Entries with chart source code
** START **

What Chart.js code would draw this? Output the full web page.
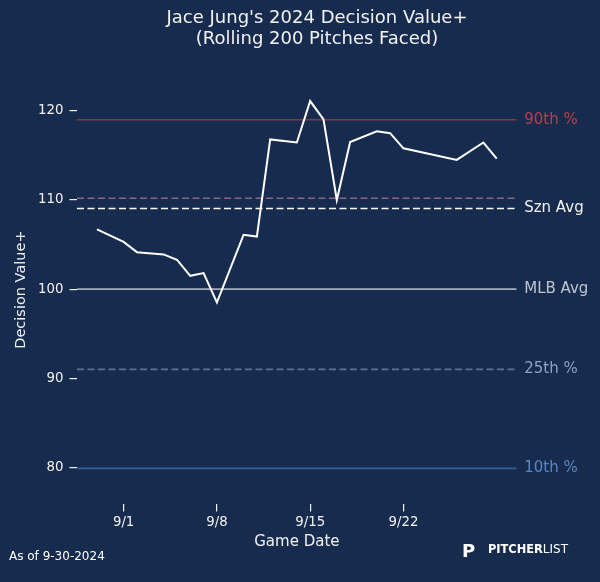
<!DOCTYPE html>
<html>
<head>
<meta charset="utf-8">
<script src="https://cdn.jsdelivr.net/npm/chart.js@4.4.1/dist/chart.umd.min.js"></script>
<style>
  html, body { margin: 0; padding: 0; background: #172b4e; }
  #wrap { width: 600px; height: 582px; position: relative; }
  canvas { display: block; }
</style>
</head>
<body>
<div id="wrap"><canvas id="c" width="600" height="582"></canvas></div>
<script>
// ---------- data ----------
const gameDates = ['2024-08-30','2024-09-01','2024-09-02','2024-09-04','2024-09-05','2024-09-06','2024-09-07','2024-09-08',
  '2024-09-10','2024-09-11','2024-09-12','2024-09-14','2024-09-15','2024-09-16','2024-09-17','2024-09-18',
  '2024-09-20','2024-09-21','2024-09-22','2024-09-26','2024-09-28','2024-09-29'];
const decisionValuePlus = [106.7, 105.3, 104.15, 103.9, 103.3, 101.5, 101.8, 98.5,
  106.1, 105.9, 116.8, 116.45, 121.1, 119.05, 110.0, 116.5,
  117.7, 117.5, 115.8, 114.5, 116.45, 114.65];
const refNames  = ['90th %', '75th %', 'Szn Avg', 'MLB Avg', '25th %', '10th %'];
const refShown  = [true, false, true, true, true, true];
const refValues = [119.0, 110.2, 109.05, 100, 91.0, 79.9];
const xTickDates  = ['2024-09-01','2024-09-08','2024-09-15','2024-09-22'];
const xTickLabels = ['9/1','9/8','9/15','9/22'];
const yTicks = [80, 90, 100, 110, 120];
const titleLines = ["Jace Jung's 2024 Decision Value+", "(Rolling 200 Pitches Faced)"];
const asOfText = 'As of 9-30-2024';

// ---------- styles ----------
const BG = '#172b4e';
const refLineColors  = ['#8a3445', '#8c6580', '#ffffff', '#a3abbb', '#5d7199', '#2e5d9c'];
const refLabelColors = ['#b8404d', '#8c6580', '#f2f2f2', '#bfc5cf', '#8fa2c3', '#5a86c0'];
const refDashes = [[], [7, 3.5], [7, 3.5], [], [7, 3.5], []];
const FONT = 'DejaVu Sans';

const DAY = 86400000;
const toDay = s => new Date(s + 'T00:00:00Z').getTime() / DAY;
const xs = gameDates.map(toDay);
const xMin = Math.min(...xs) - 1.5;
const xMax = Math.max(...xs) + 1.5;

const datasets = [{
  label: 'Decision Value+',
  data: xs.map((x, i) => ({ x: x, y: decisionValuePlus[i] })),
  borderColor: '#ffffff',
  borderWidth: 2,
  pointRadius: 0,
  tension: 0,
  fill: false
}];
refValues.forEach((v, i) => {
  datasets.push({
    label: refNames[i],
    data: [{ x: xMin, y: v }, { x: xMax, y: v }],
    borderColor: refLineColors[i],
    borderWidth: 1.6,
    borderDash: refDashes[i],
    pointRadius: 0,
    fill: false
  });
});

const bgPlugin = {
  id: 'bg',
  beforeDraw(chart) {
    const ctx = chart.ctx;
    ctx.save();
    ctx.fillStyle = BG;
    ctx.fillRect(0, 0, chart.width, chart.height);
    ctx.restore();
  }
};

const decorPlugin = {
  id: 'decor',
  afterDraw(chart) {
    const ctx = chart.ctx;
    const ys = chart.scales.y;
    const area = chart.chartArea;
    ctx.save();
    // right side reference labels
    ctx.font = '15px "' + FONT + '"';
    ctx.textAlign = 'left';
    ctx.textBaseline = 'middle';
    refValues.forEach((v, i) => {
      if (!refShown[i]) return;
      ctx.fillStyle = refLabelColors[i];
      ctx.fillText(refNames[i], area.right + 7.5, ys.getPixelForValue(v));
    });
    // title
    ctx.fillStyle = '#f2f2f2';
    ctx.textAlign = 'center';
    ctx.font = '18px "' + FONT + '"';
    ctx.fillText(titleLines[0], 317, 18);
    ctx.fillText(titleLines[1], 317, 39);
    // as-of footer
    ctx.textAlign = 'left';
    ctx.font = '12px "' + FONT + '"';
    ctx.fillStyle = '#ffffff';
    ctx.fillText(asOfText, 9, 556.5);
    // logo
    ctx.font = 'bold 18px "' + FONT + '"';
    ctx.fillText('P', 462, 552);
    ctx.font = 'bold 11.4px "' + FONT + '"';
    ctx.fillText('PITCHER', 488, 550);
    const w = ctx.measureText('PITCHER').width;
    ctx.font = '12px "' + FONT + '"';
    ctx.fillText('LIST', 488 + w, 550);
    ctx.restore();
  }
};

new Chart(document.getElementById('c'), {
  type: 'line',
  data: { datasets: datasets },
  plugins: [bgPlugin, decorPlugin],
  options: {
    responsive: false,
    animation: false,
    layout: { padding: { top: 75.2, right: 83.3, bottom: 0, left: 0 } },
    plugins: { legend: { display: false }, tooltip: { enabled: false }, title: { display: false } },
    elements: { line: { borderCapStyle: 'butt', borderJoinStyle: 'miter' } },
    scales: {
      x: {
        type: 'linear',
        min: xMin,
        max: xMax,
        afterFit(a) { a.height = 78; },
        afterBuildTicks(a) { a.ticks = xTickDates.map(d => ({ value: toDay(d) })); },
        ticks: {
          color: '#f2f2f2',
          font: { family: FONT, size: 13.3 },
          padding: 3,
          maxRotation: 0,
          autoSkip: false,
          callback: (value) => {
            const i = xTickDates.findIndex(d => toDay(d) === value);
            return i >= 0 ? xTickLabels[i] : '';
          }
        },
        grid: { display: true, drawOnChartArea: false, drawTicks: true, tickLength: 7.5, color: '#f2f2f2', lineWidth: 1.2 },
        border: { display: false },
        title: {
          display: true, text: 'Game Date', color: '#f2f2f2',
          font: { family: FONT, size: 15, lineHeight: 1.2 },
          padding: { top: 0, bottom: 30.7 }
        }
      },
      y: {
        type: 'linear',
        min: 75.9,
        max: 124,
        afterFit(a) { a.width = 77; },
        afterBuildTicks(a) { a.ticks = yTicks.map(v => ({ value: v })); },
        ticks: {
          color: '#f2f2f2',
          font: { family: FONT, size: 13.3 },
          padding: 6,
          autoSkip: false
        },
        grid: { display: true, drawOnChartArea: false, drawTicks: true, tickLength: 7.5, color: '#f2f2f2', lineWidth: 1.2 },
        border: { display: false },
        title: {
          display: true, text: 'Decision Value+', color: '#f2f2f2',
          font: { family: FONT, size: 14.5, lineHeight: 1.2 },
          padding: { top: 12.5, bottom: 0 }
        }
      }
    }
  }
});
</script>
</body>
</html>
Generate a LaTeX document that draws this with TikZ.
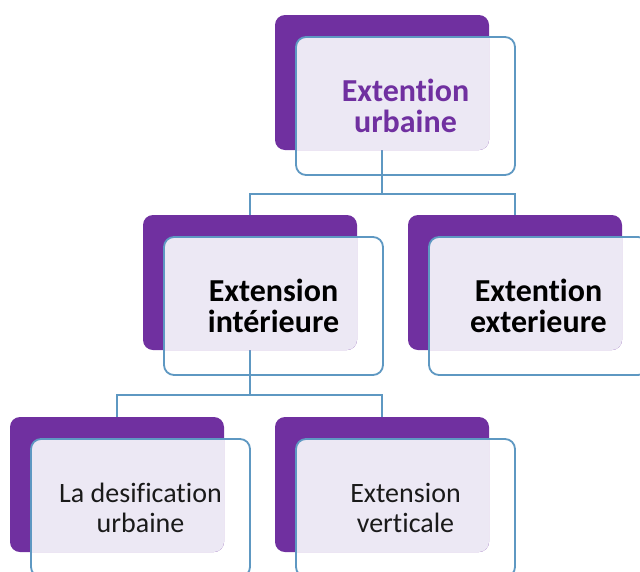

** END **

- WHAT TO DO -
Quote every record above exactly, omitting any pictures they contain.

- OUTPUT FOR THIS EXERCISE -
What Chart.js code would draw this? Output the full web page.
<!DOCTYPE html>
<html>
<head>
<meta charset="utf-8">
<script src="https://cdn.jsdelivr.net/npm/chart.js@4.4.1/dist/chart.umd.min.js"></script>
<style>
  html, body { margin: 0; padding: 0; background: #172b4e; }
  #wrap { width: 600px; height: 582px; position: relative; }
  canvas { display: block; }
</style>
</head>
<body>
<div id="wrap"><canvas id="c" width="600" height="582"></canvas></div>
<script>
// ---------- data ----------
const gameDates = ['2024-08-30','2024-09-01','2024-09-02','2024-09-04','2024-09-05','2024-09-06','2024-09-07','2024-09-08',
  '2024-09-10','2024-09-11','2024-09-12','2024-09-14','2024-09-15','2024-09-16','2024-09-17','2024-09-18',
  '2024-09-20','2024-09-21','2024-09-22','2024-09-26','2024-09-28','2024-09-29'];
const decisionValuePlus = [106.7, 105.3, 104.15, 103.9, 103.3, 101.5, 101.8, 98.5,
  106.1, 105.9, 116.8, 116.45, 121.1, 119.05, 110.0, 116.5,
  117.7, 117.5, 115.8, 114.5, 116.45, 114.65];
const refNames  = ['90th %', '75th %', 'Szn Avg', 'MLB Avg', '25th %', '10th %'];
const refShown  = [true, false, true, true, true, true];
const refValues = [119.0, 110.2, 109.05, 100, 91.0, 79.9];
const xTickDates  = ['2024-09-01','2024-09-08','2024-09-15','2024-09-22'];
const xTickLabels = ['9/1','9/8','9/15','9/22'];
const yTicks = [80, 90, 100, 110, 120];
const titleLines = ["Jace Jung's 2024 Decision Value+", "(Rolling 200 Pitches Faced)"];
const asOfText = 'As of 9-30-2024';

// ---------- styles ----------
const BG = '#172b4e';
const refLineColors  = ['#8a3445', '#8c6580', '#ffffff', '#a3abbb', '#5d7199', '#2e5d9c'];
const refLabelColors = ['#b8404d', '#8c6580', '#f2f2f2', '#bfc5cf', '#8fa2c3', '#5a86c0'];
const refDashes = [[], [7, 3.5], [7, 3.5], [], [7, 3.5], []];
const FONT = 'DejaVu Sans';

const DAY = 86400000;
const toDay = s => new Date(s + 'T00:00:00Z').getTime() / DAY;
const xs = gameDates.map(toDay);
const xMin = Math.min(...xs) - 1.5;
const xMax = Math.max(...xs) + 1.5;

const datasets = [{
  label: 'Decision Value+',
  data: xs.map((x, i) => ({ x: x, y: decisionValuePlus[i] })),
  borderColor: '#ffffff',
  borderWidth: 2,
  pointRadius: 0,
  tension: 0,
  fill: false
}];
refValues.forEach((v, i) => {
  datasets.push({
    label: refNames[i],
    data: [{ x: xMin, y: v }, { x: xMax, y: v }],
    borderColor: refLineColors[i],
    borderWidth: 1.6,
    borderDash: refDashes[i],
    pointRadius: 0,
    fill: false
  });
});

const bgPlugin = {
  id: 'bg',
  beforeDraw(chart) {
    const ctx = chart.ctx;
    ctx.save();
    ctx.fillStyle = BG;
    ctx.fillRect(0, 0, chart.width, chart.height);
    ctx.restore();
  }
};

const decorPlugin = {
  id: 'decor',
  afterDraw(chart) {
    const ctx = chart.ctx;
    const ys = chart.scales.y;
    const area = chart.chartArea;
    ctx.save();
    // right side reference labels
    ctx.font = '15px "' + FONT + '"';
    ctx.textAlign = 'left';
    ctx.textBaseline = 'middle';
    refValues.forEach((v, i) => {
      if (!refShown[i]) return;
      ctx.fillStyle = refLabelColors[i];
      ctx.fillText(refNames[i], area.right + 7.5, ys.getPixelForValue(v));
    });
    // title
    ctx.fillStyle = '#f2f2f2';
    ctx.textAlign = 'center';
    ctx.font = '18px "' + FONT + '"';
    ctx.fillText(titleLines[0], 317, 18);
    ctx.fillText(titleLines[1], 317, 39);
    // as-of footer
    ctx.textAlign = 'left';
    ctx.font = '12px "' + FONT + '"';
    ctx.fillStyle = '#ffffff';
    ctx.fillText(asOfText, 9, 556.5);
    // logo
    ctx.font = 'bold 18px "' + FONT + '"';
    ctx.fillText('P', 462, 552);
    ctx.font = 'bold 11.4px "' + FONT + '"';
    ctx.fillText('PITCHER', 488, 550);
    const w = ctx.measureText('PITCHER').width;
    ctx.font = '12px "' + FONT + '"';
    ctx.fillText('LIST', 488 + w, 550);
    ctx.restore();
  }
};

new Chart(document.getElementById('c'), {
  type: 'line',
  data: { datasets: datasets },
  plugins: [bgPlugin, decorPlugin],
  options: {
    responsive: false,
    animation: false,
    layout: { padding: { top: 75.2, right: 83.3, bottom: 0, left: 0 } },
    plugins: { legend: { display: false }, tooltip: { enabled: false }, title: { display: false } },
    elements: { line: { borderCapStyle: 'butt', borderJoinStyle: 'miter' } },
    scales: {
      x: {
        type: 'linear',
        min: xMin,
        max: xMax,
        afterFit(a) { a.height = 78; },
        afterBuildTicks(a) { a.ticks = xTickDates.map(d => ({ value: toDay(d) })); },
        ticks: {
          color: '#f2f2f2',
          font: { family: FONT, size: 13.3 },
          padding: 3,
          maxRotation: 0,
          autoSkip: false,
          callback: (value) => {
            const i = xTickDates.findIndex(d => toDay(d) === value);
            return i >= 0 ? xTickLabels[i] : '';
          }
        },
        grid: { display: true, drawOnChartArea: false, drawTicks: true, tickLength: 7.5, color: '#f2f2f2', lineWidth: 1.2 },
        border: { display: false },
        title: {
          display: true, text: 'Game Date', color: '#f2f2f2',
          font: { family: FONT, size: 15, lineHeight: 1.2 },
          padding: { top: 0, bottom: 30.7 }
        }
      },
      y: {
        type: 'linear',
        min: 75.9,
        max: 124,
        afterFit(a) { a.width = 77; },
        afterBuildTicks(a) { a.ticks = yTicks.map(v => ({ value: v })); },
        ticks: {
          color: '#f2f2f2',
          font: { family: FONT, size: 13.3 },
          padding: 6,
          autoSkip: false
        },
        grid: { display: true, drawOnChartArea: false, drawTicks: true, tickLength: 7.5, color: '#f2f2f2', lineWidth: 1.2 },
        border: { display: false },
        title: {
          display: true, text: 'Decision Value+', color: '#f2f2f2',
          font: { family: FONT, size: 14.5, lineHeight: 1.2 },
          padding: { top: 12.5, bottom: 0 }
        }
      }
    }
  }
});
</script>
</body>
</html>
Generate a LaTeX document that draws this with TikZ.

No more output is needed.